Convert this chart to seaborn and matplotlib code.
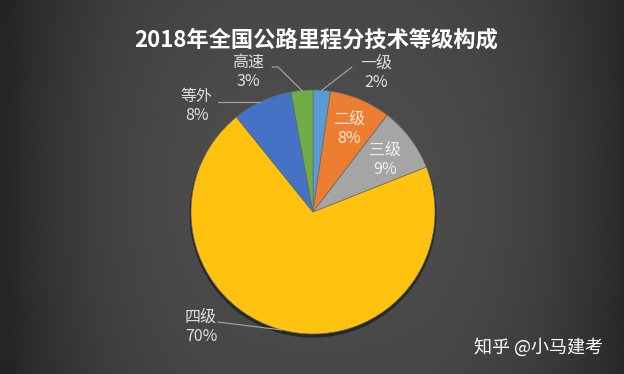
import numpy as np
import seaborn as sns
import matplotlib.pyplot as plt
from matplotlib.patches import Circle

# data (share of road length by technical grade, %)
grades = ['一级', '二级', '三级', '四级', '等外', '高速']
shares = [2.3, 8.1, 8.6, 70.2, 7.9, 2.9]
pct_labels = ['2%', '8%', '9%', '70%', '8%', '3%']
colors = sns.color_palette(['#5B9BD5', '#ED7D31', '#A5A5A5', '#FFC20E', '#4472C4', '#70AD47'])

title = '2018年全国公路里程分技术等级构成'
watermark = '知乎 @小马建考'

sns.set_theme(style='dark')
plt.rcParams['font.family'] = ['Noto Sans CJK SC', 'DejaVu Sans']

fig = plt.figure(figsize=(6.24, 3.74), dpi=100)

# dark gradient background
bg = fig.add_axes([0, 0, 1, 1])
xx, yy = np.meshgrid(np.linspace(0, 624, 624), np.linspace(0, 374, 374))
u = np.abs(xx - 320) / 310
v = np.abs(yy - 190) / 190
val = (40 + 38 * (1 - np.clip(u, 0, 1) ** 3)) * (1 - 0.08 * v ** 2)
img = np.dstack([val, val * 0.99, val * 0.99]) / 255
bg.imshow(img, aspect='auto', extent=[0, 1, 0, 1])
bg.axis('off')

# pie axes: centre at (313, 212) px, radius 122 px, limits +-1.25
half = 122 * 1.25
ax = fig.add_axes([(313 - half) / 624, (374 - 212 - half) / 374, 2 * half / 624, 2 * half / 374])
ax.patch.set_alpha(0)

ax.add_patch(Circle((0.0, -0.018), 1.012, color='black', alpha=0.45, zorder=0, lw=0))
wedges, _ = ax.pie(shares, colors=colors, startangle=90, counterclock=False, radius=1,
                   wedgeprops=dict(edgecolor='#6a6a6a', linewidth=0.5))
ax.set_xlim(-1.25, 1.25)
ax.set_ylim(-1.25, 1.25)
ax.axis('off')

# label layout: centre of label block, leader line start (None = inside slice)
label_pos = {
    '一级': ((0.516, 1.139), [(0.32, 1.189)]),
    '二级': ((0.295, 0.680), None),
    '三级': ((0.590, 0.426), None),
    '四级': ((-0.918, -0.943), [(-0.779, -0.902)]),
    '等外': ((-0.951, 0.869), [(-0.779, 0.902)]),
    '高速': ((-0.533, 1.148), [(-0.336, 1.189), (-0.287, 1.189)]),
}

line_gap = 0.078
for w, name, pct in zip(wedges, grades, pct_labels):
    (lx, ly), leader = label_pos[name]
    ax.text(lx, ly + line_gap, name, ha='center', va='center', fontsize=11.5,
            fontweight='light', color='white', alpha=0.82)
    ax.text(lx, ly - line_gap, pct, ha='center', va='center', fontsize=11.5,
            fontweight='light', color='white', alpha=0.82)
    if leader is not None:
        mid = np.deg2rad((w.theta1 + w.theta2) / 2)
        pts = leader + [(np.cos(mid), np.sin(mid))]
        if name == '等外':
            # horizontal leader to the slice edge
            pts = leader + [(-np.sqrt(1 - leader[0][1] ** 2), leader[0][1])]
        ax.plot([p[0] for p in pts], [p[1] for p in pts], color='#a8a8a8', lw=0.8)

fig.text(316 / 624, 1 - 40 / 374, title, ha='center', va='center', fontsize=16,
         fontweight='bold', color='white')
fig.text(538 / 624, 1 - 347 / 374, watermark, ha='center', va='center', fontsize=13,
         color='white')

fig.savefig('out.png', dpi=100)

• OBJECTIVE: Begin at the first line of the material and copy each line exactly through the one containing "ax.axis('off')". Omit pictures.

• TASK ANSWER:
Convert this chart to seaborn and matplotlib code.
import numpy as np
import seaborn as sns
import matplotlib.pyplot as plt
from matplotlib.patches import Circle

# data (share of road length by technical grade, %)
grades = ['一级', '二级', '三级', '四级', '等外', '高速']
shares = [2.3, 8.1, 8.6, 70.2, 7.9, 2.9]
pct_labels = ['2%', '8%', '9%', '70%', '8%', '3%']
colors = sns.color_palette(['#5B9BD5', '#ED7D31', '#A5A5A5', '#FFC20E', '#4472C4', '#70AD47'])

title = '2018年全国公路里程分技术等级构成'
watermark = '知乎 @小马建考'

sns.set_theme(style='dark')
plt.rcParams['font.family'] = ['Noto Sans CJK SC', 'DejaVu Sans']

fig = plt.figure(figsize=(6.24, 3.74), dpi=100)

# dark gradient background
bg = fig.add_axes([0, 0, 1, 1])
xx, yy = np.meshgrid(np.linspace(0, 624, 624), np.linspace(0, 374, 374))
u = np.abs(xx - 320) / 310
v = np.abs(yy - 190) / 190
val = (40 + 38 * (1 - np.clip(u, 0, 1) ** 3)) * (1 - 0.08 * v ** 2)
img = np.dstack([val, val * 0.99, val * 0.99]) / 255
bg.imshow(img, aspect='auto', extent=[0, 1, 0, 1])
bg.axis('off')

# pie axes: centre at (313, 212) px, radius 122 px, limits +-1.25
half = 122 * 1.25
ax = fig.add_axes([(313 - half) / 624, (374 - 212 - half) / 374, 2 * half / 624, 2 * half / 374])
ax.patch.set_alpha(0)

ax.add_patch(Circle((0.0, -0.018), 1.012, color='black', alpha=0.45, zorder=0, lw=0))
wedges, _ = ax.pie(shares, colors=colors, startangle=90, counterclock=False, radius=1,
                   wedgeprops=dict(edgecolor='#6a6a6a', linewidth=0.5))
ax.set_xlim(-1.25, 1.25)
ax.set_ylim(-1.25, 1.25)
ax.axis('off')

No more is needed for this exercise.